When most people think about surfing they think of spots like Hawaii, Costa Rica, Bali and Southern California, but with surfing’s booming popularity and the birth of cold water wetsuits, surfable waves are being found all over the world.

As a passionate surfer I’ve done my fair share of research and surf-related travel, and beyond the obvious spots, there are actually loads of exciting and unexpectedly awesome places to ride the waves.

1. Bundoran, Ireland

The hottest new surf spot in Europe is actually pretty chilly, but who needs warm water, right? Located just three hours from Dublin, Bundoran attracts people from all over the world who want to try their luck in the frigid North Atlantic surf. Don’t let the cold water temperatures scare you, with a 6/5mm or 5/4mm wetsuit and booties rented from the local shop, you’ll be all set to explore Bundoran’s uncrowded beach breaks without freezing.

Best time to go: August – September

Most delicious post-surf snack: Shepherd’s Pie

2. New York, USA

Bet you didn’t see that one coming. Yes, the Big Apple is actually pretty great for surfing. Hop on the subway in Manhattan and 1 hour 15 minutes later you’ll be arriving on Long Island’s South shore. Beginners should head to Long Beach where fun sand bars make perfect small waves. More advanced surfers can try their luck in Rockaway’s barreling beach break.

Best time to go: August – October

Most delicious post-surf snack: A New York slice (of pizza)

3. Hoddevik, Norway

When you think Norway, you normally think of red-painted houses and breathtaking fjords; you don’t necessarily think of surf. Hoddevik plans to turn that assumption on its head by becoming the first Scandinavian surf paradise. Located on the west coast and nestled between towering mountains, Hoddevik’s beach-side camping, fresh seafood, and good waves make this the perfect place for beginners who aren’t afraid to brave the cold water.

Best time to go: August – October

Most delicious post-surf snack:Brunost, a.k.a. brown cheese

4. Munich, Germany

Not all surfing requires salt water. Munich is a plane flight away from the nearest ocean but it has become the metropolitan mecca of river surfing. The city has three standing river waves: the Eisbach at Haus der Kunst, Floßlände in Thalkirchen and River Isar at Wittelsbacherbrücke. The Eisbach runs along the edge of the city’s English Garden and is the most popular. Be prepared to have an audience though; each wave draws crowds for both the surfing and the crashes.

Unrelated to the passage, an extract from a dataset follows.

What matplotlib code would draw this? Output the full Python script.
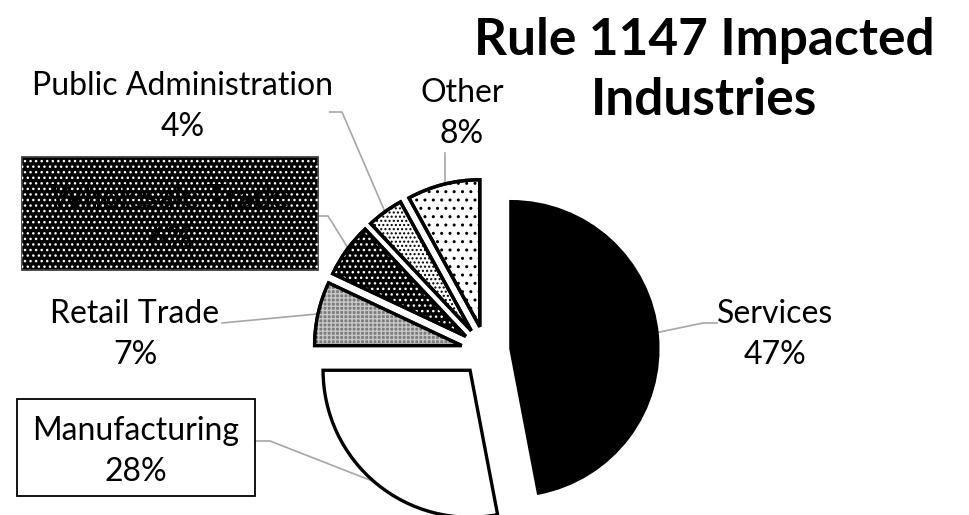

Best time to go: June – August

Most delicious post-surf snack: Bretzel

5. San Francisco, USA

Better known for hippies and tech nerds, San Francisco emerges from its thick fog as a surf standout. With chilly water temperatures and a “sharky” reputation, San Francisco is less crowded than Los Angeles or San Diego but can be just as good. Pacifica, located 24km south of the city, has a protected cove that delivers fun summer surf for longboarders and beginners, while Ocean Beach, on the city’s west side, has a challenging beach break for experienced surfers.

Best time to go: August – October

Most delicious post-surf snack: Green juice and dumplings in Chinatown

6. Tokyo, Japan

The world’s largest city may seem like an unlikely place to find surf culture, but in reality, there are some seriously great surf spots that can be easily accessed from the city via public transportation. The most popular and highest quality surf can be found in the Chiba Prefecture. Onjuku is a popular spot for beginners and intermediate surfers, offering plenty of places to rent boards and wetsuits. Just remember, surfing in Japan is as much about the waves as it is about the experience, so don’t forget to talk to the locals, they’re known to be some of the friendliest in the world!

Best time to go: July – September

Most delicious post-surf snack: Ramen

7. Cornwall, Bournemouth & Newquay, United Kingdom

Maybe King Arthur and the Knights of the Round Table would have been surfers if they had paid more attention to how good the waves were. Known for mythical Camelot, the Cornwall coast is just three hours from Bristol’s artsy city center and has surf options for every level. If you are looking for beginner waves, Bournemouth is the perfect spot. Those with more experience should head to Newquay, which picks up both big North Atlantic winter swells and consistent waves through the spring and summer.